On 19 August 1942, during World War II in Yugoslavia, approximately 1,000 Jews from Syrmia (mainly from Ilok, Vukovar, Županja, Sremska Mitrovica, Ruma, Šid and Stara Pazova) then under the control of the Independent State of Croatia, were deported from the Vinkovci railway station to the Auschwitz concentration camp. The station served as a key transit centre for German forces towards occupied Greece. It was therefore targeted and bombed several times by Allied air forces, which also caused collateral damage to the town of Vinkovci.

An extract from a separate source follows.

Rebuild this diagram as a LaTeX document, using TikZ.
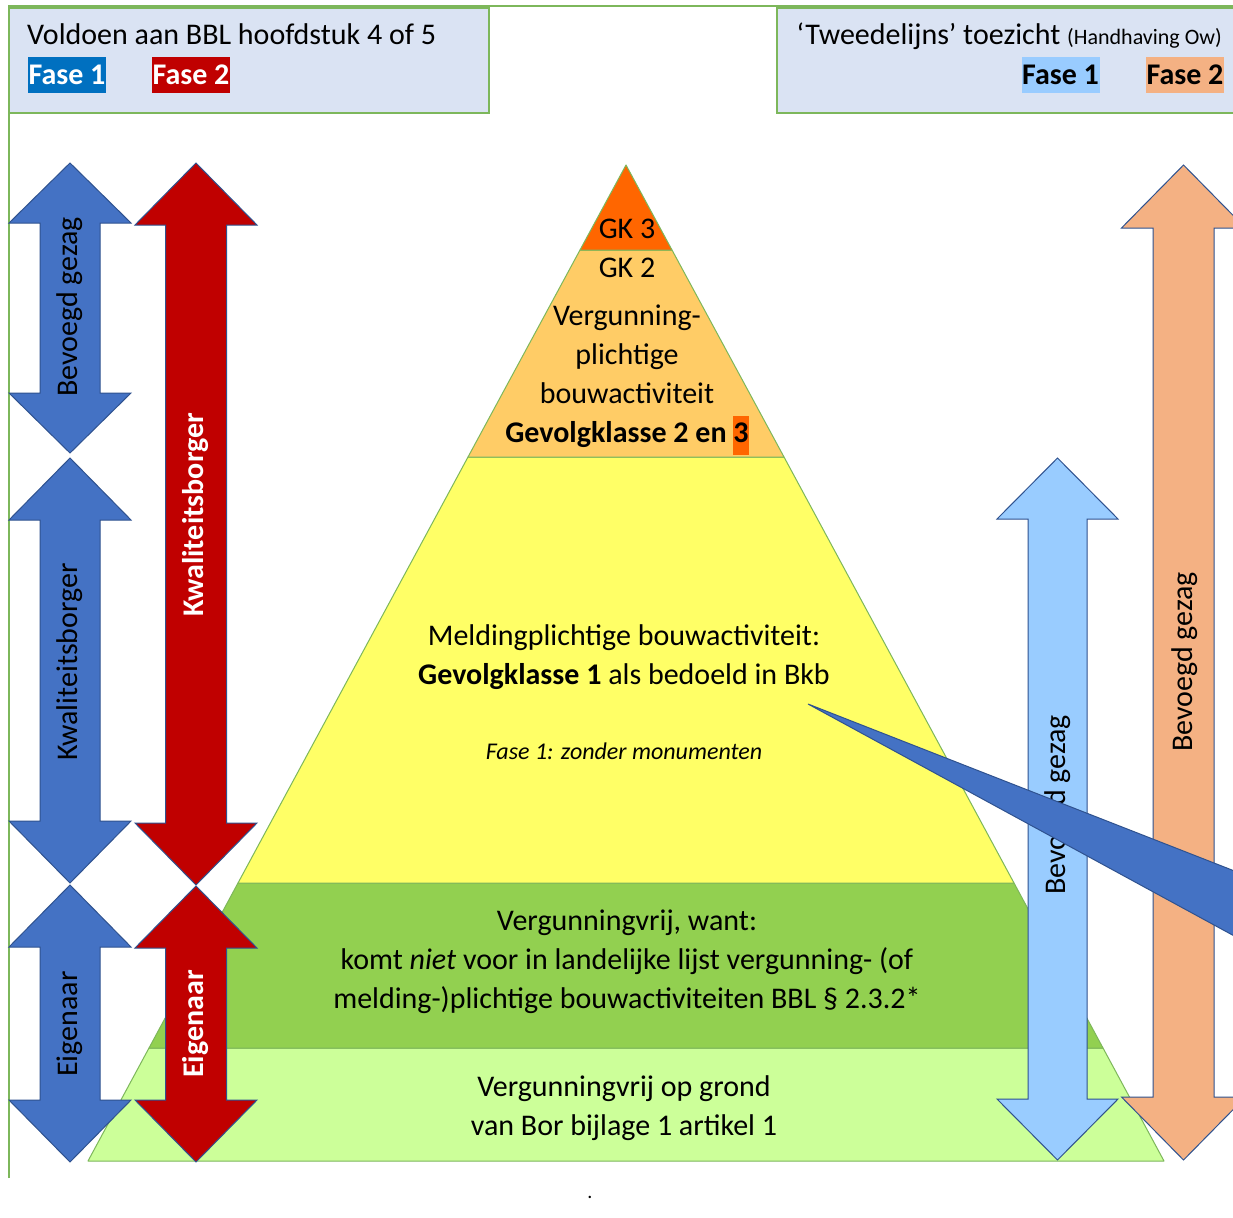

Between 1945 and 1948, a so-called “war railway” bypass line was secretly built around Vinkovci, due to concerns about potential Soviet Union military action after the Tito–Stalin split. In November 1951, a major railway accident near Vinkovci claimed the lives of 17 political prisoners being transported to the Goli Otok prison camp. A similar accident at the same location had occurred about six months earlier, killing over 30 people.

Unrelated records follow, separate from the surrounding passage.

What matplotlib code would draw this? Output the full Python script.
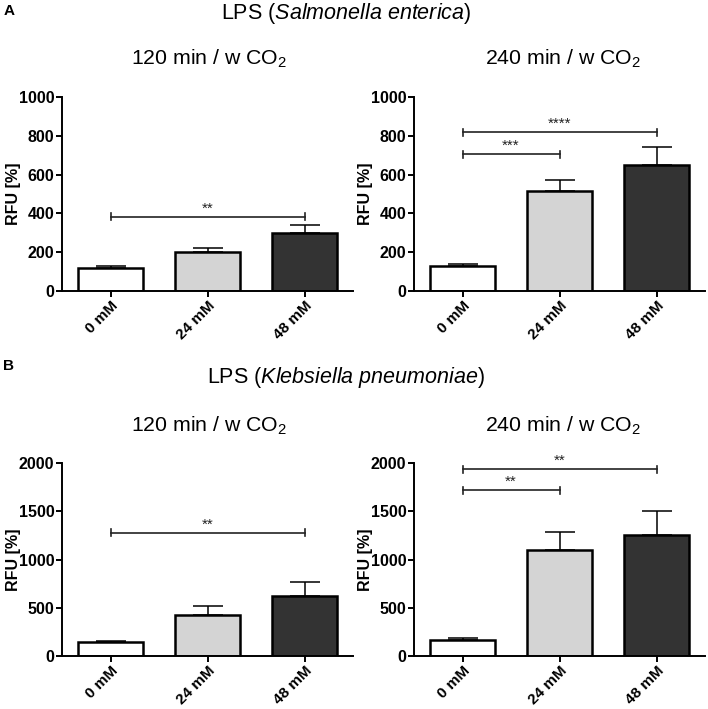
import matplotlib
matplotlib.use("Agg")
import matplotlib.pyplot as plt
import numpy as np

plt.rcParams['font.family'] = ['Liberation Sans', 'DejaVu Sans']
plt.rcParams['mathtext.fontset'] = 'custom'
plt.rcParams['mathtext.rm'] = 'Liberation Sans'
plt.rcParams['mathtext.it'] = 'Liberation Sans:italic'

categories = ["0 mM", "24 mM", "48 mM"]
colors = ["#ffffff", "#d4d4d4", "#333333"]

# Panel A: Salmonella enterica
a120_mean = [121, 202, 297]
a120_err = [8, 22, 44]
a240_mean = [129, 517, 652]
a240_err = [11, 55, 88]
# Panel B: Klebsiella pneumoniae
b120_mean = [141, 424, 624]
b120_err = [18, 90, 138]
b240_mean = [169, 1097, 1255]
b240_err = [21, 186, 252]

# significance brackets: (from_idx, to_idx, y, label)
a120_sig = [(0, 2, 383, "**")]
a240_sig = [(0, 1, 705, "***"), (0, 2, 819, "****")]
b120_sig = [(0, 2, 1279, "**")]
b240_sig = [(0, 1, 1717, "**"), (0, 2, 1934, "**")]

W, H = 708, 709
fig = plt.figure(figsize=(W / 100, H / 100), dpi=100)


def px_axes(left, top, right, bottom):
    return fig.add_axes([left / W, 1 - bottom / H, (right - left) / W, (bottom - top) / H])


def panel(ax, means, errs, sigs, ymax, yticks):
    x = np.arange(len(categories))
    ax.bar(x, means, width=0.67, color=colors, edgecolor="black", linewidth=1.8, zorder=2)
    ax.errorbar(x, means, yerr=[np.zeros(len(errs)), errs], fmt="none", ecolor="black",
                elinewidth=1.1, capsize=11, capthick=1.1, zorder=1)
    ax.set_xlim(-0.5, 2.5)
    ax.set_ylim(0, ymax)
    ax.set_yticks(yticks)
    ax.set_xticks(x)
    ax.set_xticklabels(categories, rotation=45, ha="right", va="top",
                       rotation_mode="anchor", fontsize=11, fontweight="bold")
    for lab in ax.get_yticklabels():
        lab.set_fontweight("bold")
        lab.set_fontsize(11.5)
    ax.spines["top"].set_visible(False)
    ax.spines["right"].set_visible(False)
    ax.spines["left"].set_linewidth(1.4)
    ax.spines["bottom"].set_linewidth(1.4)
    ax.tick_params(axis="both", direction="out", length=4, width=1.4, pad=1.5)
    ax.set_ylabel("RFU [%]", fontsize=11.5, fontweight="bold")
    ax.yaxis.set_label_coords(-0.142, 0.5)
    tick_h = ymax * 0.018
    for i0, i1, y, lab in sigs:
        ax.plot([i0, i1], [y, y], color="#222222", lw=1.2, clip_on=False)
        ax.plot([i0, i0], [y - tick_h, y + tick_h], color="#222222", lw=1.2, clip_on=False)
        ax.plot([i1, i1], [y - tick_h, y + tick_h], color="#222222", lw=1.2, clip_on=False)
        ax.text((i0 + i1) / 2, y + ymax * 0.006, lab, ha="center", va="bottom", fontsize=11,
                color="#222222")


ax1 = px_axes(62, 97, 353, 291)
panel(ax1, a120_mean, a120_err, a120_sig, 1000, [0, 200, 400, 600, 800, 1000])
ax2 = px_axes(414, 97, 705, 291)
panel(ax2, a240_mean, a240_err, a240_sig, 1000, [0, 200, 400, 600, 800, 1000])
ax3 = px_axes(62, 463, 353, 656)
panel(ax3, b120_mean, b120_err, b120_sig, 2000, [0, 500, 1000, 1500, 2000])
ax4 = px_axes(414, 463, 705, 656)
panel(ax4, b240_mean, b240_err, b240_sig, 2000, [0, 500, 1000, 1500, 2000])


def ftext(x, y, s, **kw):
    fig.text(x / W, 1 - y / H, s, **kw)


ftext(9, 11, "A", fontsize=11, fontweight="bold", ha="center", va="center")
ftext(9, 366, "B", fontsize=11, fontweight="bold", ha="center", va="center")
ftext(346, 13, r"LPS ($\mathit{Salmonella\ enterica}$)", fontsize=15.5, ha="center", va="center")
ftext(346, 378, r"LPS ($\mathit{Klebsiella\ pneumoniae}$)", fontsize=15.5, ha="center", va="center")
ftext(209, 59, r"120 min / w CO$_2$", fontsize=15.3, ha="center", va="center")
ftext(563, 59, r"240 min / w CO$_2$", fontsize=15.3, ha="center", va="center")
ftext(209, 426, r"120 min / w CO$_2$", fontsize=15.3, ha="center", va="center")
ftext(563, 426, r"240 min / w CO$_2$", fontsize=15.3, ha="center", va="center")

fig.savefig("out.png", dpi=100)
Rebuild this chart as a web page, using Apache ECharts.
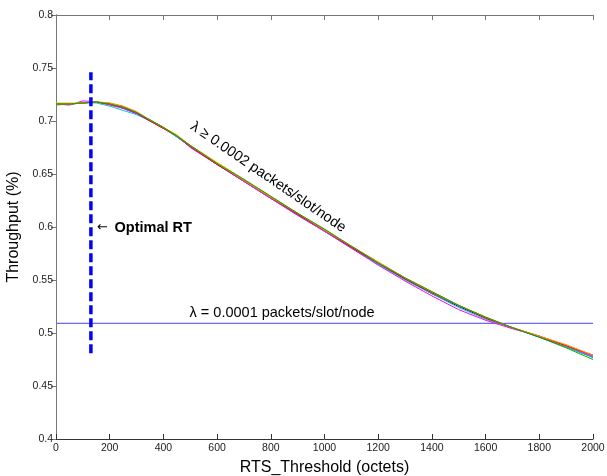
<!DOCTYPE html>
<html>
<head>
<meta charset="utf-8">
<script src="https://cdn.jsdelivr.net/npm/echarts@6/dist/echarts.min.js"></script>
<style>
html,body{margin:0;padding:0;background:#fff;}
#chart{width:607px;height:476px;}
</style>
</head>
<body>
<div id="chart"></div>
<script>
// ---- data ----
var xValues = [0,50,100,150,200,250,300,350,400,450,500,600,700,800,900,1000,1100,1200,1300,1400,1500,1600,1700,1800,1900,2000];
var redSeries     = [0.716,0.716,0.717,0.718,0.716,0.713,0.708,0.700,0.693,0.686,0.676,0.659,0.644,0.628,0.612,0.597,0.581,0.566,0.551,0.538,0.526,0.514,0.505,0.497,0.488,0.479];
var greenSeries   = [0.716,0.716,0.717,0.718,0.716,0.713,0.708,0.701,0.694,0.686,0.677,0.660,0.645,0.629,0.613,0.598,0.582,0.566,0.552,0.539,0.526,0.515,0.505,0.496,0.486,0.475];
var blueSeries    = [0.716,0.716,0.717,0.718,0.716,0.712,0.707,0.701,0.694,0.685,0.676,0.659,0.643,0.627,0.612,0.596,0.581,0.565,0.551,0.537,0.525,0.514,0.505,0.496,0.487,0.477];
var cyanSeries    = [0.715,0.716,0.717,0.717,0.714,0.710,0.706,0.700,0.693,0.685,0.676,0.659,0.643,0.627,0.611,0.596,0.580,0.565,0.550,0.537,0.524,0.513,0.505,0.497,0.487,0.477];
var magentaSeries = [0.716,0.715,0.719,0.718,0.715,0.712,0.707,0.700,0.693,0.686,0.675,0.659,0.643,0.627,0.611,0.596,0.580,0.564,0.549,0.535,0.522,0.512,0.504,0.497,0.488,0.478];
var yellowSeries  = [0.717,0.717,0.717,0.718,0.717,0.714,0.708,0.701,0.694,0.687,0.677,0.661,0.645,0.629,0.613,0.598,0.582,0.567,0.552,0.539,0.526,0.515,0.505,0.497,0.488,0.479];
var orangeSeries  = [0.716,0.716,0.717,0.718,0.717,0.714,0.709,0.701,0.694,0.686,0.677,0.660,0.644,0.628,0.613,0.597,0.582,0.567,0.552,0.539,0.526,0.515,0.505,0.497,0.489,0.479];
var lowRateLevel = 0.509;
var optimalRT = 130;
var optimalRange = [0.481, 0.746];
var yTicks = ['0.4','0.45','0.5','0.55','0.6','0.65','0.7','0.75','0.8'];
var xTicks = ['0','200','400','600','800','1000','1200','1400','1600','1800','2000'];

function pairs(ys){ return xValues.map(function(x,i){ return [x, ys[i]]; }); }

var curveDefs = [
  {data: blueSeries, color:'#0000ff'},
  {data: cyanSeries, color:'#00cccc'},
  {data: magentaSeries, color:'#ff00ff'},
  {data: yellowSeries, color:'#e6c800'},
  {data: redSeries, color:'#ff0000'},
  {data: orangeSeries, color:'#ff8c00'},
  {data: greenSeries, color:'#00b000'}
];

var FONT = '"Liberation Sans", Arial, Helvetica, sans-serif';
var chart = echarts.init(document.getElementById('chart'), null, {renderer:'canvas'});

var series = curveDefs.map(function(c){
  return {type:'line', data:pairs(c.data), showSymbol:false, symbol:'none', smooth:false,
          lineStyle:{color:c.color, width:1}, z:3, silent:true};
});
series.push({type:'line', data:[[0,lowRateLevel],[2000,lowRateLevel]], symbol:'none',
  lineStyle:{color:'#6a6aff', width:1.2}, z:2, silent:true});
series.push({type:'line', data:[[optimalRT,optimalRange[0]],[optimalRT,optimalRange[1]]], symbol:'none',
  lineStyle:{color:'#0000ff', width:3.5, type:[9,4]}, z:4, silent:true});

function axisStyle(inside, color){
  return {
    axisLine:{show:true, lineStyle:{color:color, width:1}},
    axisTick:{show:true, inside:inside, length:5, lineStyle:{color:color}},
    splitLine:{show:false}
  };
}

chart.setOption({
  animation:false,
  backgroundColor:'#fff',
  grid:{left:56, right:14, top:15, bottom:37, containLabel:false, outerBoundsMode:'none'},
  xAxis:[
    Object.assign({type:'value', min:0, max:2000, interval:200, position:'bottom',
      name:'RTS_Threshold (octets)', nameLocation:'middle', nameGap:21,
      nameTextStyle:{fontFamily:FONT, fontSize:16, color:'#000'},
      axisLabel:{fontFamily:FONT, fontSize:10.5, color:'#222', margin:4,
        formatter:function(v){ var i=Math.round(v/200); return xTicks[i]!==undefined?xTicks[i]:''; }}},
      axisStyle(true,'#333')),
    Object.assign({type:'value', min:0, max:2000, interval:200, position:'top',
      axisLabel:{show:false}}, axisStyle(true,'#777'))
  ],
  yAxis:[
    Object.assign({type:'value', min:0.4, max:0.8, interval:0.05, position:'left',
      name:'Throughput (%)', nameLocation:'middle', nameGap:29,
      nameTextStyle:{fontFamily:FONT, fontSize:16, color:'#000'},
      axisLabel:{fontFamily:FONT, fontSize:10.5, color:'#222', margin:3,
        formatter:function(v){ var i=Math.round((v-0.4)/0.05); return yTicks[i]!==undefined?yTicks[i]:''; }}},
      axisStyle(false,'#333')),
    Object.assign({type:'value', min:0.4, max:0.8, interval:0.05, position:'right',
      axisLabel:{show:false}}, axisStyle(true,'#777'))
  ],
  series: series
});

function px(x,y){ return chart.convertToPixel({xAxisIndex:0, yAxisIndex:0},[x,y]); }
var p1 = px(790, 0.647);
var p2 = px(842, 0.519);
var pa = px(153, 0.599);
var pb = px(218, 0.599);
chart.setOption({
  graphic:[
    {type:'text', x:p1[0], y:p1[1], rotation:-34.3*Math.PI/180,
     style:{text:'λ ≥ 0.0002 packets/slot/node', fontFamily:FONT, fontSize:14.5, fill:'#000',
            align:'center', verticalAlign:'middle'}},
    {type:'text', x:p2[0], y:p2[1],
     style:{text:'λ = 0.0001 packets/slot/node', fontFamily:FONT, fontSize:14.5, fill:'#000',
            align:'center', verticalAlign:'middle'}},
    {type:'text', x:pa[0], y:pa[1],
     style:{text:'←', fontFamily:'"DejaVu Sans", sans-serif', fontSize:13, fill:'#000',
            align:'left', verticalAlign:'middle'}},
    {type:'text', x:pb[0], y:pb[1],
     style:{text:'Optimal RT', fontFamily:FONT, fontSize:14.5, fontWeight:'bold', fill:'#000',
            align:'left', verticalAlign:'middle'}}
  ]
});
</script>
</body>
</html>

During the second half of the 20th century, Vinkovci railway station developed into one of the most important railway hubs in the Socialist Federal Republic of Yugoslavia and the wider Balkans. By the late 1980s it was regarded as the largest junction in the country and among the busiest in Europe, employing around 3,000 workers at the station and more than 3,600 in the wider railway system of the area. At its peak, up to 360 trains passed through the station daily, approximately one every four minutes, while annual passenger traffic reached about 18 million, or nearly 50,000 people per day. The freight yard, expanded in 1948 with two classification yards and some 60 kilometres of track, handled as many as 4,500 to 5,000 wagons daily.

The Croatian War of Independence in the 1990s and subsequent political and economic changes sharply reduced traffic. In late June of 1996, railway traffic between Vinkovci railway station and Mirkovci railway station was re-established after being suspended for more than five years during the war. The inaugural train from Vinkovci was accompanied by UNTAES administrator Jacques Paul Klein.

The 18,7 kilometres long Vinkovci–Vukovar railway line was fully renovated and electrified by December of 2024 with an investment of €61 million. The project was mostly financed by European Union.